[Required work]:
Exactly as written, write out the lines below from the first to the one containing "(w\from\to) at (\lx,\ly)", inclusive. Pictures do not belong in the copy.

:: Dataset excerpt ::

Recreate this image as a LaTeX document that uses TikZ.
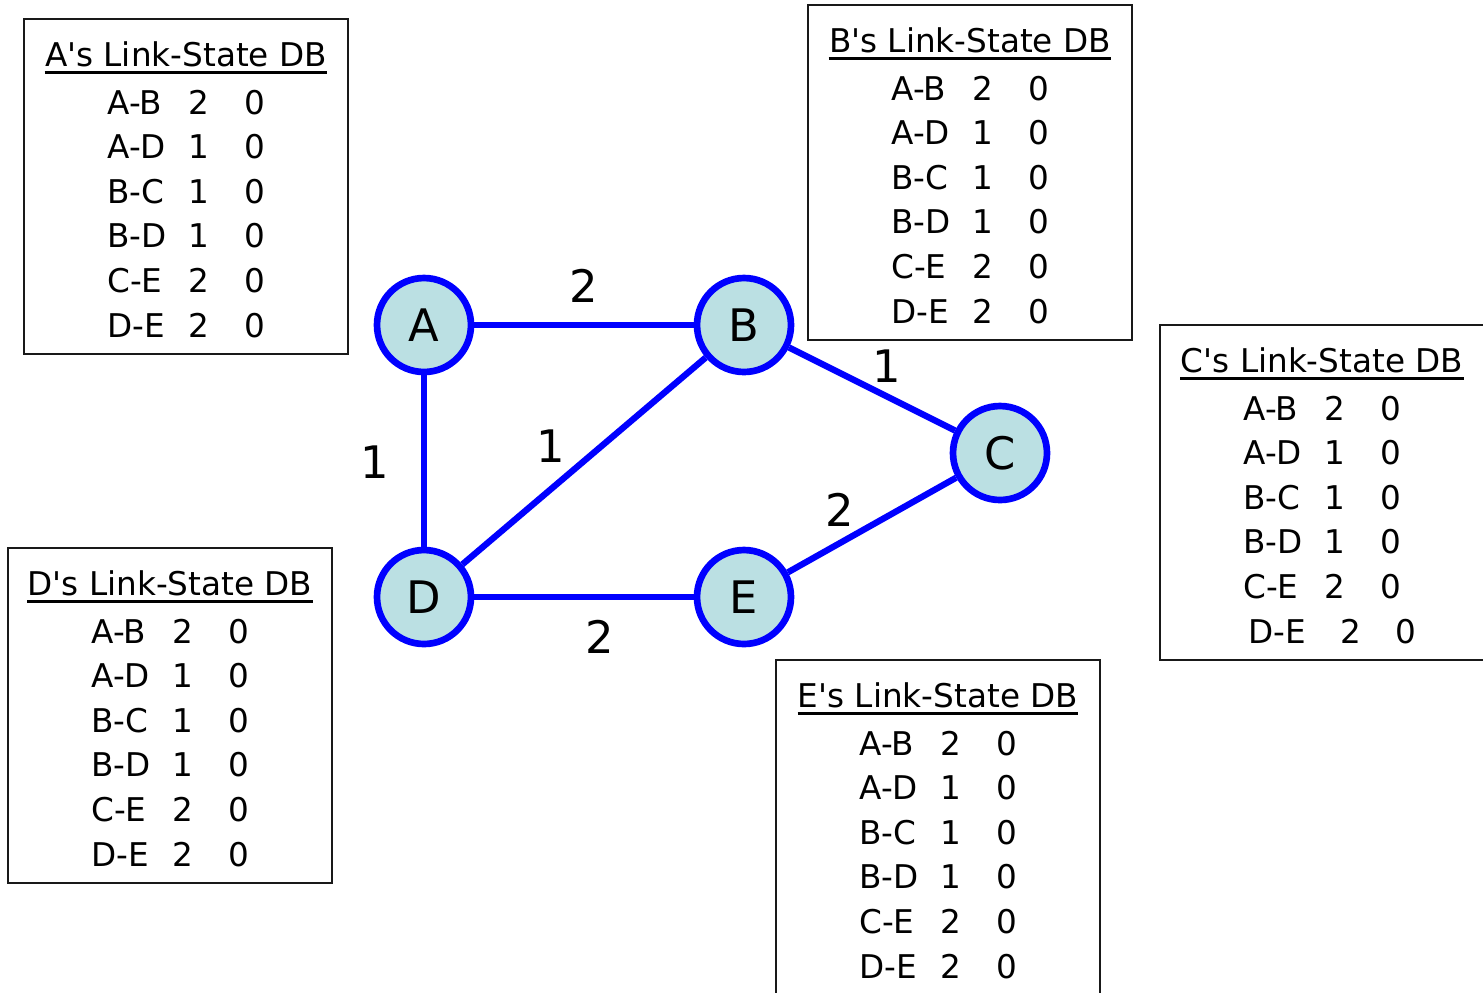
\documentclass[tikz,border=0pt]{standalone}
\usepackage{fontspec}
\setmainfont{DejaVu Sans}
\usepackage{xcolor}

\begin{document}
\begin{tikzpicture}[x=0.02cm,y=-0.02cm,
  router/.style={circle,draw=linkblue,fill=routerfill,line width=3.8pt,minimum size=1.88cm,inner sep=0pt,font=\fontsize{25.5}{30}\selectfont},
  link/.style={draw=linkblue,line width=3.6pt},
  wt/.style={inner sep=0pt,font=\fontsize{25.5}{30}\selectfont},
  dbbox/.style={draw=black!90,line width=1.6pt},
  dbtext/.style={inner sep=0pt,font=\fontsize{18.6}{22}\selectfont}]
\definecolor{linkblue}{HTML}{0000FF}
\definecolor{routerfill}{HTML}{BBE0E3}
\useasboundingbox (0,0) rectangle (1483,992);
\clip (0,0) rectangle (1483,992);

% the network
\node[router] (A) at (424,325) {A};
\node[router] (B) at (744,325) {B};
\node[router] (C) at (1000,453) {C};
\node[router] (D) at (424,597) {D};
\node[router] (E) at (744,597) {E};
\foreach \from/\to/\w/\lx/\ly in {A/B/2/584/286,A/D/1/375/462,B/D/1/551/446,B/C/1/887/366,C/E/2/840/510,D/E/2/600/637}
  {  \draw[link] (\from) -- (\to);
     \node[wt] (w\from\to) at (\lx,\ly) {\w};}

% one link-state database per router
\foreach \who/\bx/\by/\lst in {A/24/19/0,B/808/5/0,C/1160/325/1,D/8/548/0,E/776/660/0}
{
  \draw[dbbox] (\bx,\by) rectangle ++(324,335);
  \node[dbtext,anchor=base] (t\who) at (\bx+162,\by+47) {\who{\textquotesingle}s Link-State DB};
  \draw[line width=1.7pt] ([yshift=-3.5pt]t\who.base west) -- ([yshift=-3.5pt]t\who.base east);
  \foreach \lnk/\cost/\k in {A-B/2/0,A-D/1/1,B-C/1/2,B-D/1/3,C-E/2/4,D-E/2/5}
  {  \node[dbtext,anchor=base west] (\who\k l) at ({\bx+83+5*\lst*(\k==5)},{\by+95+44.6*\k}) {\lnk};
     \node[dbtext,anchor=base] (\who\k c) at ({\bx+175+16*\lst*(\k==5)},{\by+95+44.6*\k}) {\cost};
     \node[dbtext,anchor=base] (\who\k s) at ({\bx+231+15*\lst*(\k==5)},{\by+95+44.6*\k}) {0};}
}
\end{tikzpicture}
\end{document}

:::

[Response to this exercise]:
Recreate this image as a LaTeX document that uses TikZ.
\documentclass[tikz,border=0pt]{standalone}
\usepackage{fontspec}
\setmainfont{DejaVu Sans}
\usepackage{xcolor}

\begin{document}
\begin{tikzpicture}[x=0.02cm,y=-0.02cm,
  router/.style={circle,draw=linkblue,fill=routerfill,line width=3.8pt,minimum size=1.88cm,inner sep=0pt,font=\fontsize{25.5}{30}\selectfont},
  link/.style={draw=linkblue,line width=3.6pt},
  wt/.style={inner sep=0pt,font=\fontsize{25.5}{30}\selectfont},
  dbbox/.style={draw=black!90,line width=1.6pt},
  dbtext/.style={inner sep=0pt,font=\fontsize{18.6}{22}\selectfont}]
\definecolor{linkblue}{HTML}{0000FF}
\definecolor{routerfill}{HTML}{BBE0E3}
\useasboundingbox (0,0) rectangle (1483,992);
\clip (0,0) rectangle (1483,992);

% the network
\node[router] (A) at (424,325) {A};
\node[router] (B) at (744,325) {B};
\node[router] (C) at (1000,453) {C};
\node[router] (D) at (424,597) {D};
\node[router] (E) at (744,597) {E};
\foreach \from/\to/\w/\lx/\ly in {A/B/2/584/286,A/D/1/375/462,B/D/1/551/446,B/C/1/887/366,C/E/2/840/510,D/E/2/600/637}
  {  \draw[link] (\from) -- (\to);
     \node[wt] (w\from\to) at (\lx,\ly) {\w};}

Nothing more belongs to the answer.